PROBLEM STATEMENT: Skip every image and restate the data word for word.
.....
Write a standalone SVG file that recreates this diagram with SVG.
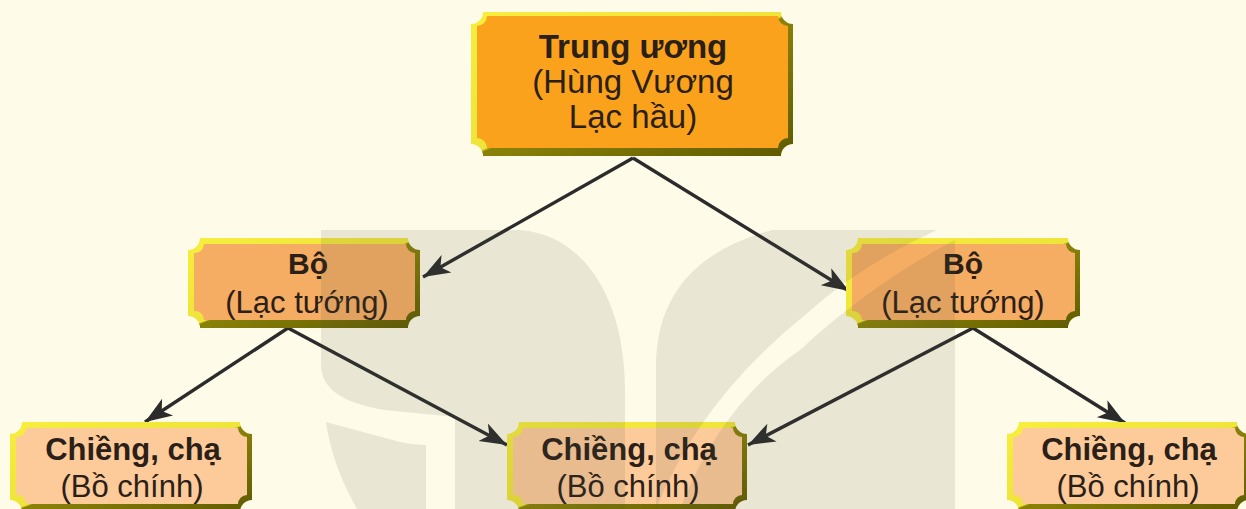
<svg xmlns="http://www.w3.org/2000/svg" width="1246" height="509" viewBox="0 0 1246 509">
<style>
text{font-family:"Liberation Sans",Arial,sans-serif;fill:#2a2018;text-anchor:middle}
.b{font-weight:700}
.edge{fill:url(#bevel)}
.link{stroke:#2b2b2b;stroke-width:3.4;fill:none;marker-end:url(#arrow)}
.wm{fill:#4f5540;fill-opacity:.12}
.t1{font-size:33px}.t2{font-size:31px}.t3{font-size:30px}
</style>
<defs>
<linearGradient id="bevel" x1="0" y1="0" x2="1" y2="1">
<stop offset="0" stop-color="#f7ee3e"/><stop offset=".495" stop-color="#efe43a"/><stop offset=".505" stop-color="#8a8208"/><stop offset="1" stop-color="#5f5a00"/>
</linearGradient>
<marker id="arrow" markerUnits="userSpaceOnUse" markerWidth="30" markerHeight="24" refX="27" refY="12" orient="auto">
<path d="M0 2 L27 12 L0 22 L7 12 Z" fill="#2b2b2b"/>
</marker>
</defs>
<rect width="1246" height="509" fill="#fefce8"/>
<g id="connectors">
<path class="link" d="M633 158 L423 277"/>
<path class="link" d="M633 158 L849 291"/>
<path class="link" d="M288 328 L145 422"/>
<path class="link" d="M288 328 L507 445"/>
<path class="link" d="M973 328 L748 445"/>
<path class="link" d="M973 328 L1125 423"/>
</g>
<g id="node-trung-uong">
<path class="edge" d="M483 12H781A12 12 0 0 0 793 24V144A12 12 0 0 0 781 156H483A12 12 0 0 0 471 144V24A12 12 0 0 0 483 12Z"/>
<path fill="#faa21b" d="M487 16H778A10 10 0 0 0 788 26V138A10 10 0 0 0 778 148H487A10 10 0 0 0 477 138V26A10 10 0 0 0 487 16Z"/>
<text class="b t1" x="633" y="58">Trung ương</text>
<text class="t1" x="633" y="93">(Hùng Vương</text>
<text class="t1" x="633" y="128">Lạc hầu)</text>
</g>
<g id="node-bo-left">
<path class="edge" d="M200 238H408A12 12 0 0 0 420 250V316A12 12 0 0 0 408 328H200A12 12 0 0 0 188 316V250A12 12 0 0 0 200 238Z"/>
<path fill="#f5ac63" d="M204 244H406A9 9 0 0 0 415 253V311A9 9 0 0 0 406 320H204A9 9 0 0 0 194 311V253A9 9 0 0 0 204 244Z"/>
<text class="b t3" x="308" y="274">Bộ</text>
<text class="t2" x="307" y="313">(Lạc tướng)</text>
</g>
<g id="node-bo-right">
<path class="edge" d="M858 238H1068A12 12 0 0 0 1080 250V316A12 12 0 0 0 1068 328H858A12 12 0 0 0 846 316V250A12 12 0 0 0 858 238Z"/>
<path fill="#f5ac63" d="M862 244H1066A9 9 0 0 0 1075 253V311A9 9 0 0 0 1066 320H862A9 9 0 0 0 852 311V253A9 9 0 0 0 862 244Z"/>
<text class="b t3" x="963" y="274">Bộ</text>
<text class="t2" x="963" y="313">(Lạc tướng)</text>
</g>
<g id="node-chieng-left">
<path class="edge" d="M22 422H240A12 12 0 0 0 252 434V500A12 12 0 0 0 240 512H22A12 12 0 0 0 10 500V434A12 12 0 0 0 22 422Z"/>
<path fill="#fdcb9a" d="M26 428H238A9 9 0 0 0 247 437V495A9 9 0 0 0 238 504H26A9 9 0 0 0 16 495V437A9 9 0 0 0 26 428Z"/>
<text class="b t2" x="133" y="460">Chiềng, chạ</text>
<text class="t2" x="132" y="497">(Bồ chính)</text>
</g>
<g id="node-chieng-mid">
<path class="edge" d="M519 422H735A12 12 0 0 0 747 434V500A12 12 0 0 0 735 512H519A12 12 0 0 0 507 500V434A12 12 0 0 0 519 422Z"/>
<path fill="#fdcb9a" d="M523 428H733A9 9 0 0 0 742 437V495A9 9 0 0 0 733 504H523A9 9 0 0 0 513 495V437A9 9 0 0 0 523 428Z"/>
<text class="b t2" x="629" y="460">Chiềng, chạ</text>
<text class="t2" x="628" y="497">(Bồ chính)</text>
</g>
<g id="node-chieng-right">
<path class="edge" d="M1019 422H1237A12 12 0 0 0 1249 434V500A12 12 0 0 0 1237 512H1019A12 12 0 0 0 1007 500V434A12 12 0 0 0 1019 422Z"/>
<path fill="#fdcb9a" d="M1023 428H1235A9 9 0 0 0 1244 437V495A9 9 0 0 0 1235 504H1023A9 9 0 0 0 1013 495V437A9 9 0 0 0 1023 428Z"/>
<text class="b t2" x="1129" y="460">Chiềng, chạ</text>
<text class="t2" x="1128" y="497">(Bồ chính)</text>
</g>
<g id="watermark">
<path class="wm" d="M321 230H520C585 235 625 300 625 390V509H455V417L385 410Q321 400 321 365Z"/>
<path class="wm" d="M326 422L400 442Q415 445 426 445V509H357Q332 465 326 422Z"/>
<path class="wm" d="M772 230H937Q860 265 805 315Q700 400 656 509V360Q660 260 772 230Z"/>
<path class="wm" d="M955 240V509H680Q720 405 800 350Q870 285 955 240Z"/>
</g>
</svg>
.....
SOLUTION TO THE EXERCISE:
Write a standalone SVG file that recreates this diagram with SVG.
<svg xmlns="http://www.w3.org/2000/svg" width="1246" height="509" viewBox="0 0 1246 509">
<style>
text{font-family:"Liberation Sans",Arial,sans-serif;fill:#2a2018;text-anchor:middle}
.b{font-weight:700}
.edge{fill:url(#bevel)}
.link{stroke:#2b2b2b;stroke-width:3.4;fill:none;marker-end:url(#arrow)}
.wm{fill:#4f5540;fill-opacity:.12}
.t1{font-size:33px}.t2{font-size:31px}.t3{font-size:30px}
</style>
<defs>
<linearGradient id="bevel" x1="0" y1="0" x2="1" y2="1">
<stop offset="0" stop-color="#f7ee3e"/><stop offset=".495" stop-color="#efe43a"/><stop offset=".505" stop-color="#8a8208"/><stop offset="1" stop-color="#5f5a00"/>
</linearGradient>
<marker id="arrow" markerUnits="userSpaceOnUse" markerWidth="30" markerHeight="24" refX="27" refY="12" orient="auto">
<path d="M0 2 L27 12 L0 22 L7 12 Z" fill="#2b2b2b"/>
</marker>
</defs>
<rect width="1246" height="509" fill="#fefce8"/>
<g id="connectors">
<path class="link" d="M633 158 L423 277"/>
<path class="link" d="M633 158 L849 291"/>
<path class="link" d="M288 328 L145 422"/>
<path class="link" d="M288 328 L507 445"/>
<path class="link" d="M973 328 L748 445"/>
<path class="link" d="M973 328 L1125 423"/>
</g>
<g id="node-trung-uong">
<path class="edge" d="M483 12H781A12 12 0 0 0 793 24V144A12 12 0 0 0 781 156H483A12 12 0 0 0 471 144V24A12 12 0 0 0 483 12Z"/>
<path fill="#faa21b" d="M487 16H778A10 10 0 0 0 788 26V138A10 10 0 0 0 778 148H487A10 10 0 0 0 477 138V26A10 10 0 0 0 487 16Z"/>
<text class="b t1" x="633" y="58">Trung ương</text>
<text class="t1" x="633" y="93">(Hùng Vương</text>
<text class="t1" x="633" y="128">Lạc hầu)</text>
</g>
<g id="node-bo-left">
<path class="edge" d="M200 238H408A12 12 0 0 0 420 250V316A12 12 0 0 0 408 328H200A12 12 0 0 0 188 316V250A12 12 0 0 0 200 238Z"/>
<path fill="#f5ac63" d="M204 244H406A9 9 0 0 0 415 253V311A9 9 0 0 0 406 320H204A9 9 0 0 0 194 311V253A9 9 0 0 0 204 244Z"/>
<text class="b t3" x="308" y="274">Bộ</text>
<text class="t2" x="307" y="313">(Lạc tướng)</text>
</g>
<g id="node-bo-right">
<path class="edge" d="M858 238H1068A12 12 0 0 0 1080 250V316A12 12 0 0 0 1068 328H858A12 12 0 0 0 846 316V250A12 12 0 0 0 858 238Z"/>
<path fill="#f5ac63" d="M862 244H1066A9 9 0 0 0 1075 253V311A9 9 0 0 0 1066 320H862A9 9 0 0 0 852 311V253A9 9 0 0 0 862 244Z"/>
<text class="b t3" x="963" y="274">Bộ</text>
<text class="t2" x="963" y="313">(Lạc tướng)</text>
</g>
<g id="node-chieng-left">
<path class="edge" d="M22 422H240A12 12 0 0 0 252 434V500A12 12 0 0 0 240 512H22A12 12 0 0 0 10 500V434A12 12 0 0 0 22 422Z"/>
<path fill="#fdcb9a" d="M26 428H238A9 9 0 0 0 247 437V495A9 9 0 0 0 238 504H26A9 9 0 0 0 16 495V437A9 9 0 0 0 26 428Z"/>
<text class="b t2" x="133" y="460">Chiềng, chạ</text>
<text class="t2" x="132" y="497">(Bồ chính)</text>
</g>
<g id="node-chieng-mid">
<path class="edge" d="M519 422H735A12 12 0 0 0 747 434V500A12 12 0 0 0 735 512H519A12 12 0 0 0 507 500V434A12 12 0 0 0 519 422Z"/>
<path fill="#fdcb9a" d="M523 428H733A9 9 0 0 0 742 437V495A9 9 0 0 0 733 504H523A9 9 0 0 0 513 495V437A9 9 0 0 0 523 428Z"/>
<text class="b t2" x="629" y="460">Chiềng, chạ</text>
<text class="t2" x="628" y="497">(Bồ chính)</text>
</g>
<g id="node-chieng-right">
<path class="edge" d="M1019 422H1237A12 12 0 0 0 1249 434V500A12 12 0 0 0 1237 512H1019A12 12 0 0 0 1007 500V434A12 12 0 0 0 1019 422Z"/>
<path fill="#fdcb9a" d="M1023 428H1235A9 9 0 0 0 1244 437V495A9 9 0 0 0 1235 504H1023A9 9 0 0 0 1013 495V437A9 9 0 0 0 1023 428Z"/>
<text class="b t2" x="1129" y="460">Chiềng, chạ</text>
<text class="t2" x="1128" y="497">(Bồ chính)</text>
</g>
<g id="watermark">
<path class="wm" d="M321 230H520C585 235 625 300 625 390V509H455V417L385 410Q321 400 321 365Z"/>
<path class="wm" d="M326 422L400 442Q415 445 426 445V509H357Q332 465 326 422Z"/>
<path class="wm" d="M772 230H937Q860 265 805 315Q700 400 656 509V360Q660 260 772 230Z"/>
<path class="wm" d="M955 240V509H680Q720 405 800 350Q870 285 955 240Z"/>
</g>
</svg>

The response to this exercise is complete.